Week 11: Lessons from Playtest Day

This past Saturday, the ETC held a playtest day where we were able to test our experience with several groups of ordinary people from the Pittsburgh community. For the day, we set it up to get groups of 12-18 playtesters in a room set-up similar to what we will have when we present in New York at the festival. We decided to try running two rounds of the game each playtest. It was to be a fully realized playtest with all the technology implemented: Twitch and VR. The headlines were distributed using envelopes with round labels on them, and the only part that was not as we intended was the narration. The MC read aloud the story to each part of the game instead of it being presented through the game itself.

After the first round of the morning, we quickly discovered many issues with our game. Here is a brief list:

  1. People had big issues with Twitch. Downloading and logging into the app was a serious ask of most audience members, who either experienced technical difficulties or didn’t understand how the app worked. Voting using the “#123” system was very difficult to explain.
  2. Guests weren’t communicating with each other. Most people remained silent throughout the experience. We were hoping people would type into the Twitch stream, but only during the third round of playing when we practically begged people to use the chat feature did anyone type anything.
  3. Both audience and VR player could not follow along with the story. After the first round of playtesting, we added a hand-out with the names of the various characters, but still, it did not seem to help.

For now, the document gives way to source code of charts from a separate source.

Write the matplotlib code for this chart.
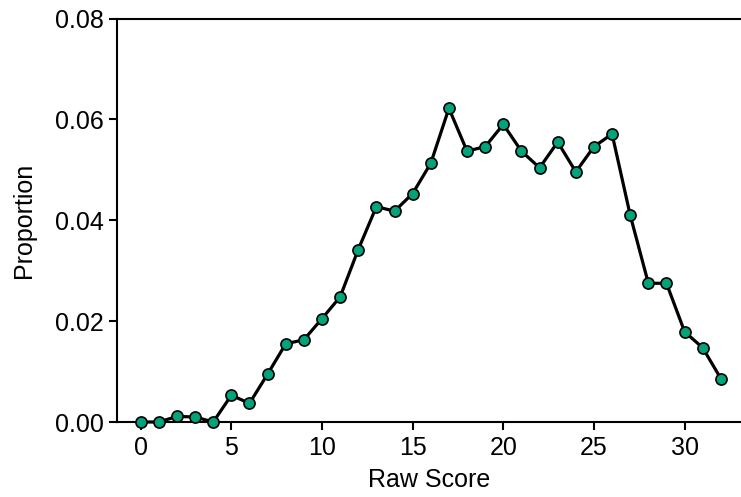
import matplotlib.pyplot as plt

plt.rcParams['font.family'] = ['Liberation Sans', 'DejaVu Sans']

# puntuaciones brutas y proporción de examinados
raw_score = list(range(33))
proportion = [0.0000, 0.0000, 0.0011, 0.0010, 0.0000, 0.0053, 0.0037, 0.0095,
              0.0155, 0.0163, 0.0205, 0.0248, 0.0342, 0.0427, 0.0418, 0.0453,
              0.0513, 0.0622, 0.0537, 0.0546, 0.0590, 0.0537, 0.0504, 0.0555,
              0.0496, 0.0546, 0.0571, 0.0410, 0.0275, 0.0275, 0.0179, 0.0147,
              0.0086]
xticks = [0, 5, 10, 15, 20, 25, 30]
yticks = [0.00, 0.02, 0.04, 0.06, 0.08]

fig = plt.figure(figsize=(7.41, 4.97), dpi=100)
ax = fig.add_axes([117.3 / 741, 75 / 497, 1 - 117.3 / 741, 403.5 / 497])

ax.plot(raw_score, proportion, color='black', linewidth=2.3,
        marker='o', markersize=8, markerfacecolor='#00A37A',
        markeredgecolor='black', markeredgewidth=1.2, clip_on=False, zorder=3)

ax.set_xlim(-1.29, 33.11)
ax.set_ylim(0, 0.08)
ax.set_xticks(xticks)
ax.set_yticks(yticks)
ax.set_yticklabels([f"{v:.2f}" for v in yticks])

ax.spines['right'].set_visible(False)
for s in ['left', 'bottom', 'top']:
    ax.spines[s].set_linewidth(1.5)
ax.tick_params(direction='out', length=6, width=1.5, labelsize=18, pad=4)

ax.set_xlabel("Raw Score", fontsize=18, labelpad=6)
ax.set_ylabel("Proportion", fontsize=18, labelpad=13.5)

fig.savefig("out.png", dpi=100)
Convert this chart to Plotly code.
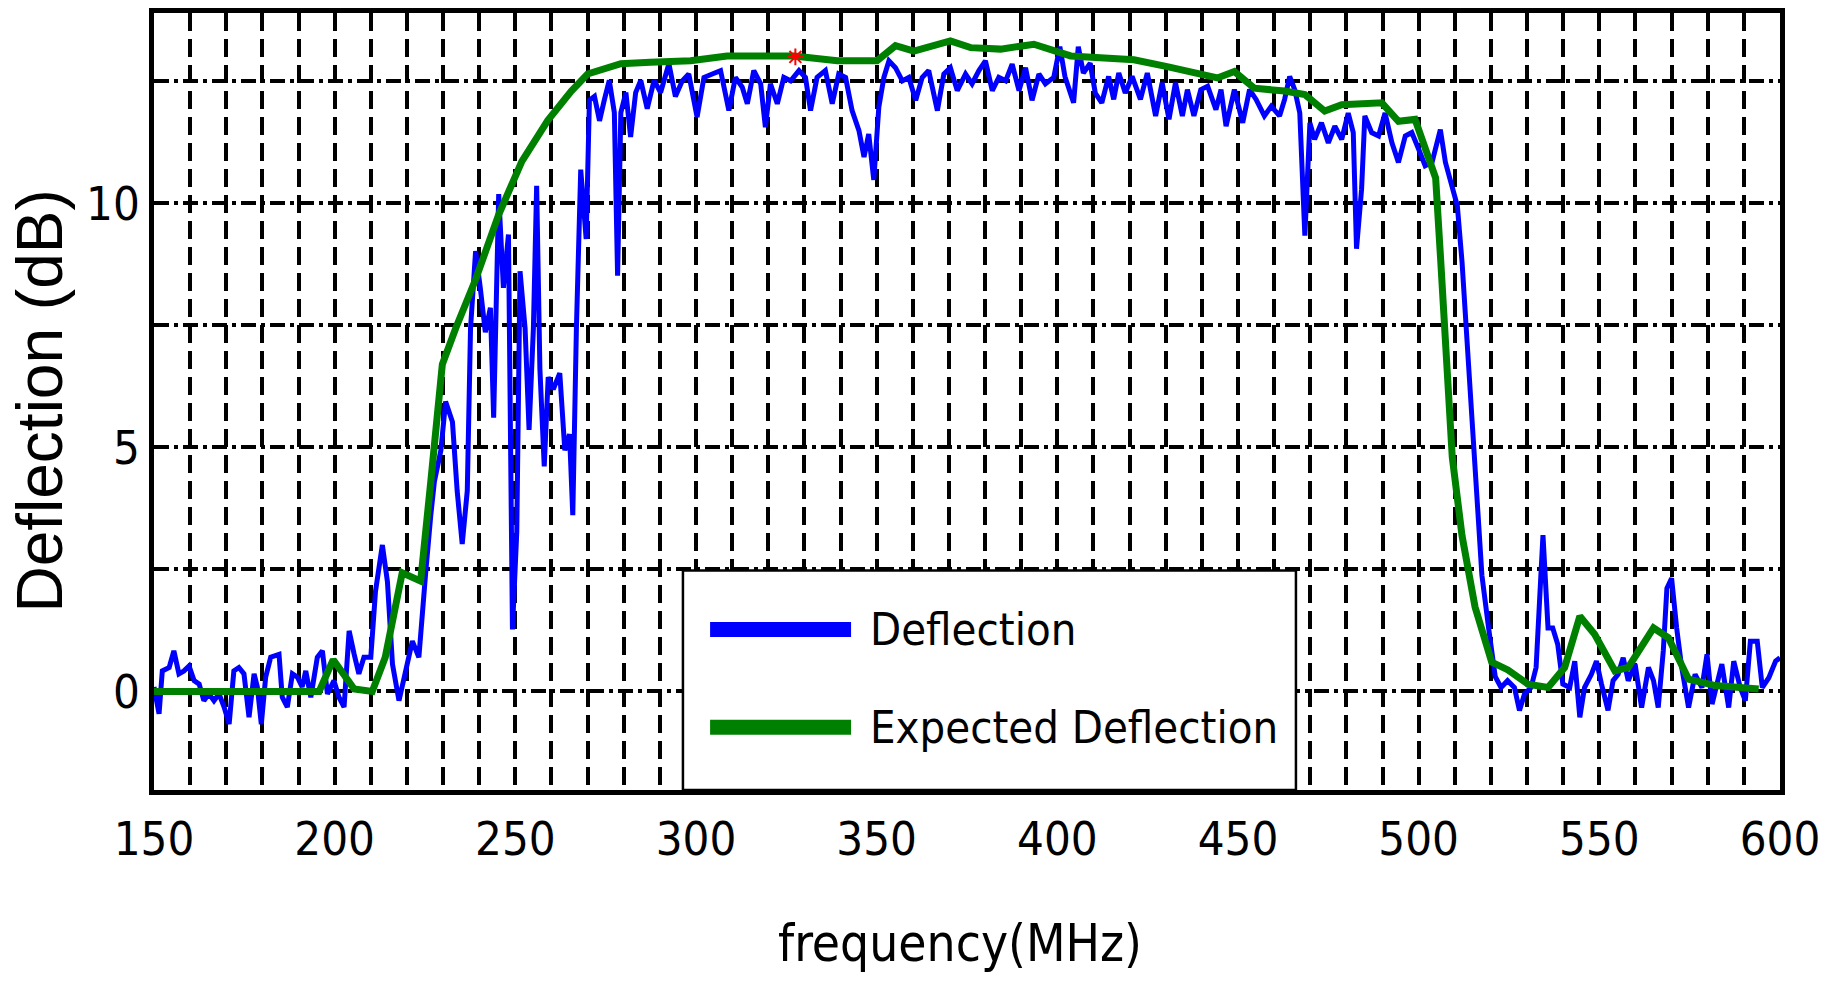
import plotly.graph_objects as go

# ---------------- data ----------------
freq_meas = [150.0, 151.4, 152.3, 154.2, 155.5, 156.9, 158.3, 159.7, 161.1, 162.5, 163.8, 165.2, 166.6, 168.0,
             169.4, 170.8, 172.1, 173.5, 174.9, 176.3, 177.7, 178.6, 179.7, 180.9, 182.3, 184.6, 185.5, 186.9,
             188.3, 189.7, 191.0, 192.0, 193.4, 195.2, 196.6, 198.0, 199.8, 201.2, 202.6, 204.0, 205.4, 206.7,
             208.1, 210.0, 211.3, 213.2, 214.6, 216.0, 217.8, 219.6, 221.5, 223.3, 224.7, 225.2, 226.6, 227.6,
             229.4, 230.7, 232.6, 233.9, 235.3, 236.7, 237.6, 239.0, 240.3, 241.7, 243.1, 244.0, 245.4, 246.7,
             248.1, 249.2, 250.4, 251.3, 252.7, 253.8, 255.0, 255.9, 256.8, 258.0, 259.1, 260.5, 262.3, 263.7,
             265.0, 265.9, 266.9, 268.1, 269.6, 270.5, 271.9, 273.3, 274.6, 276.0, 277.4, 278.3, 279.2, 280.6,
             281.9, 283.3, 284.7, 286.5, 288.4, 290.2, 292.5, 294.3, 296.2, 298.0, 300.3, 302.2, 304.5, 306.8,
             309.1, 310.9, 312.8, 314.2, 316.0, 317.9, 319.2, 320.6, 322.5, 324.3, 326.2, 328.5, 330.3, 331.7,
             333.5, 335.8, 337.7, 339.5, 341.4, 343.2, 345.1, 346.5, 347.8, 349.2, 350.6, 352.0, 353.4, 355.2,
             357.1, 358.9, 360.8, 362.6, 364.4, 366.8, 368.6, 370.4, 372.3, 374.6, 376.4, 378.3, 380.1, 382.0,
             383.8, 385.7, 387.5, 389.4, 391.2, 393.0, 394.9, 396.7, 399.0, 400.7, 402.1, 404.5, 405.8, 407.2,
             409.1, 410.5, 412.3, 414.2, 415.6, 417.0, 418.8, 420.7, 423.0, 424.9, 427.2, 429.0, 430.9, 432.7,
             434.6, 436.0, 437.8, 439.7, 441.6, 443.9, 445.3, 446.7, 449.0, 451.3, 453.2, 455.0, 457.3, 459.2,
             461.5, 462.9, 464.3, 465.7, 467.1, 468.5, 469.9, 471.2, 473.1, 475.0, 476.8, 478.7, 480.5, 481.9,
             482.8, 484.2, 485.1, 487.0, 488.9, 490.7, 492.6, 494.4, 496.3, 498.1, 500.0, 501.8, 503.7, 506.0,
             507.4, 509.3, 510.7, 512.0, 513.4, 514.7, 516.1, 517.5, 519.3, 521.2, 522.8, 524.6, 526.5, 527.9,
             529.3, 531.1, 532.5, 534.4, 535.8, 537.1, 538.5, 539.9, 541.8, 543.2, 544.6, 545.9, 547.8, 549.2,
             550.6, 552.4, 553.8, 555.2, 556.6, 558.0, 559.9, 561.7, 563.6, 565.0, 566.3, 567.7, 568.7, 570.0,
             571.4, 572.8, 574.7, 576.5, 578.4, 579.8, 581.2, 582.6, 583.9, 585.8, 587.2, 589.0, 590.4, 591.8,
             593.7, 595.1, 596.9, 598.8, 600.0]
deflection = [0.09, -0.46, 0.42, 0.49, 0.83, 0.36, 0.42, 0.52, 0.22, 0.15, -0.19, -0.05, -0.19, -0.05,
              -0.32, -0.67, 0.42, 0.49, 0.36, -0.53, 0.36, 0.09, -0.67, 0.29, 0.70, 0.76, -0.12, -0.32,
              0.36, 0.29, 0.09, 0.42, -0.12, 0.70, 0.83, -0.05, 0.22, -0.12, -0.32, 1.24, 0.76, 0.36,
              0.70, 0.70, 2.05, 3.00, 2.25, 0.56, -0.19, 0.36, 1.03, 0.70, 2.25, 2.44, 3.61, 4.30,
              4.94, 5.94, 5.52, 4.11, 3.02, 4.11, 7.44, 9.02, 8.27, 7.36, 7.86, 5.61, 10.19, 8.27,
              9.36, 1.27, 3.27, 8.61, 7.44, 5.36, 7.44, 10.36, 6.61, 4.61, 6.44, 6.19, 6.52, 4.94,
              5.27, 3.61, 7.44, 10.69, 9.27, 12.11, 12.19, 11.69, 12.11, 12.52, 11.86, 8.52, 11.86, 12.27,
              11.36, 12.27, 12.52, 11.94, 12.52, 12.27, 12.86, 12.19, 12.51, 12.65, 11.77, 12.58, 12.65, 12.72,
              11.90, 12.58, 12.38, 12.04, 12.72, 12.45, 11.56, 12.45, 12.04, 12.58, 12.51, 12.72, 12.58, 11.90,
              12.58, 12.72, 12.04, 12.65, 12.58, 11.90, 11.49, 10.95, 11.42, 10.48, 11.97, 12.58, 12.92, 12.78,
              12.51, 12.58, 12.11, 12.58, 12.72, 11.90, 12.65, 12.78, 12.31, 12.65, 12.45, 12.72, 12.92, 12.31,
              12.58, 12.51, 12.85, 12.31, 12.78, 12.11, 12.65, 12.45, 12.58, 13.21, 12.60, 12.06, 13.21, 12.67,
              12.87, 12.26, 12.06, 12.60, 12.13, 12.67, 12.26, 12.60, 12.13, 12.67, 11.79, 12.47, 11.72, 12.47,
              11.79, 12.33, 11.79, 12.33, 12.40, 11.92, 12.33, 11.58, 12.33, 11.65, 12.33, 12.13, 11.79, 11.99,
              11.79, 12.13, 12.60, 12.33, 11.85, 9.34, 11.65, 11.31, 11.65, 11.24, 11.58, 11.31, 11.85, 11.45,
              9.07, 10.29, 11.79, 11.45, 11.38, 11.85, 11.24, 10.84, 11.38, 11.45, 11.11, 10.77, 10.84, 11.51,
              10.84, 10.29, 9.95, 8.80, 7.22, 5.60, 3.99, 2.38, 1.33, 0.30, 0.08, 0.22, 0.08, -0.39,
              -0.05, 0.08, 0.49, 3.20, 1.30, 1.30, 0.96, 0.15, 0.08, 0.62, -0.53, 0.08, 0.35, 0.62,
              0.15, -0.39, 0.22, 0.35, 0.69, 0.22, 0.56, -0.33, 0.49, 0.22, -0.33, 0.83, 2.11, 2.32,
              1.30, 0.49, -0.33, 0.35, 0.08, 0.76, -0.26, 0.22, 0.56, -0.33, 0.62, 0.08, -0.19, 1.03,
              1.03, 0.08, 0.28, 0.62, 0.69]

freq_expected = [150.0, 195.7, 199.6, 205.4, 210.4, 214.0, 218.7, 223.8, 226.6, 229.8, 233.5, 239.0, 245.4,
                 251.8, 259.0, 265.5, 270.0, 279.2, 287.4, 298.5, 308.6, 327.1, 339.1, 350.1, 355.2, 360.3,
                 370.4, 376.0, 384.3, 393.5, 403.7, 410.0, 421.2, 430.4, 439.7, 444.3, 449.0, 454.5, 462.9,
                 468.5, 474.0, 478.7, 489.8, 494.4, 499.0, 504.7, 506.1, 507.5, 509.3, 512.0, 515.6, 520.2,
                 524.7, 530.2, 535.8, 540.4, 544.6, 548.7, 554.3, 558.0, 565.0, 569.1, 574.7, 582.1, 594.1]
expected_deflection = [0.0, 0.0, 0.65, 0.05, 0.0, 0.70, 2.43, 2.26, 4.30, 6.70, 7.44, 8.44, 9.77,
                       10.86, 11.70, 12.30, 12.65, 12.86, 12.89, 12.92, 13.02, 13.02, 12.92, 12.92, 13.23, 13.12,
                       13.33, 13.19, 13.16, 13.26, 13.02, 13.00, 12.94, 12.80, 12.67, 12.57, 12.70, 12.36, 12.30,
                       12.23, 11.89, 12.02, 12.06, 11.68, 11.72, 10.52, 8.83, 6.81, 4.80, 3.19, 1.73, 0.60,
                       0.44, 0.15, 0.08, 0.49, 1.54, 1.17, 0.42, 0.49, 1.30, 1.10, 0.25, 0.12, 0.05]

marker_freq = [327.5]
marker_value = [13.0]

x_grid_vals = list(range(150, 601, 10))
x_label_vals = [150, 200, 250, 300, 350, 400, 450, 500, 550, 600]
x_tick_text = [str(v) if v in x_label_vals else "" for v in x_grid_vals]
y_grid_vals = [0, 2.5, 5, 7.5, 10, 12.5]
y_tick_text = ["0", "", "5", "", "10", ""]

series_names = ["Deflection", "Expected Deflection"]
series_colors = ["#0000ff", "#008000"]

NARROW = "Liberation Sans Narrow, Arial Narrow, DejaVu Sans Condensed, Arial, sans-serif"
WIDE = "Liberation Sans, Arial, sans-serif"

fig = go.Figure()
fig.add_trace(go.Scatter(x=freq_meas, y=deflection, mode="lines", name=series_names[0],
                         line=dict(color=series_colors[0], width=5), showlegend=False))
fig.add_trace(go.Scatter(x=freq_expected, y=expected_deflection, mode="lines", name=series_names[1],
                         line=dict(color=series_colors[1], width=7), showlegend=False))
fig.add_trace(go.Scatter(x=marker_freq, y=marker_value, mode="markers", showlegend=False,
                         marker=dict(symbol="asterisk-open", size=14, color="#ff0000",
                                     line=dict(color="#ff0000", width=2))))

# legend drawn manually (box, long line samples, labels)
leg_x0, leg_x1, leg_y0, leg_y1 = 0.3253, 0.7023, 0.0, 0.2826
fig.add_shape(type="rect", xref="paper", yref="paper", x0=leg_x0, x1=leg_x1, y0=leg_y0, y1=leg_y1,
              fillcolor="white", line=dict(color="black", width=2.5), layer="above")
leg_rows = [0.2065, 0.0806]
for name, color, yy in zip(series_names, series_colors, leg_rows):
    fig.add_shape(type="line", xref="paper", yref="paper", x0=0.342, x1=0.4287, y0=yy, y1=yy,
                  line=dict(color=color, width=15), layer="above")
    fig.add_annotation(xref="paper", yref="paper", x=0.4391, y=yy, text=name, showarrow=False,
                       xanchor="left", yanchor="middle",
                       font=dict(family=NARROW, size=45, color="black"))

# axis titles
fig.add_annotation(xref="paper", yref="paper", x=0.4957, y=-0.198, text="frequency(MHz)", showarrow=False,
                   xanchor="center", yanchor="middle", font=dict(family=NARROW, size=51, color="black"))
fig.add_annotation(xref="paper", yref="paper", x=-0.0707, y=0.5, text="Deflection (dB)", showarrow=False,
                   textangle=-90, xanchor="center", yanchor="middle",
                   font=dict(family=WIDE, size=64, color="black"))

fig.update_xaxes(range=[150, 600], tickmode="array", tickvals=x_grid_vals, ticktext=x_tick_text,
                 showgrid=True, gridcolor="black", gridwidth=3.5, griddash="18px,8px",
                 showline=True, linecolor="black", linewidth=4.5, mirror=True,
                 ticks="", zeroline=False, ticklabelstandoff=4,
                 tickfont=dict(family=NARROW, size=47, color="black"))
fig.update_yaxes(range=[-2.02, 13.9], tickmode="array", tickvals=y_grid_vals, ticktext=y_tick_text,
                 showgrid=True, gridcolor="black", gridwidth=4, griddash="15px,5px,4px,5px",
                 showline=True, linecolor="black", linewidth=4.5, mirror=True,
                 ticks="", zeroline=False, ticklabelstandoff=0,
                 tickfont=dict(family=NARROW, size=47, color="black"))

fig.update_layout(width=1835, height=986, margin=dict(l=154, r=55, t=8, b=196),
                  paper_bgcolor="white", plot_bgcolor="white")

fig.write_html("out.html")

In our recap sessions, the team decided to streamline the narrative to something much simpler, particularly, eliminating names altogether. Now, characters would only be referred to by their title (President, Finance Minister, etc.) and always with their home-city. Still, we needed a way to fix our first two big problems.

We discussed the pros and cons of creating our own custom web app. With neither of our programmers previously familiar with doing this, it felt like a daunting task.

We spoke with an outside expert, Nitsan Shai, an undergraduate Electrical & Computer Engineering student here at CMU with extensive experience in this sort of programming. He felt confidant in the ability to get a basic version of this working in a couple days and was willing to help us out. We decided to work with him this upcoming weekend to see if his astonishingly optimistic estimates were correct. We came up with a list of minimum viable requirements for this app:

  1. Log-in with code
  2. Admin triggered appearance of headlines
  3. Button to broadcast headline
  4. Realtime appearance of shared headlines
  5. Like button
  6. Screen clear between rounds
  7. Team name label

If our producer and undergraduate expert can get these minimum requirements functioning by Monday morning, we will make the switch to a custom app. Otherwise, we will stick with Twitch.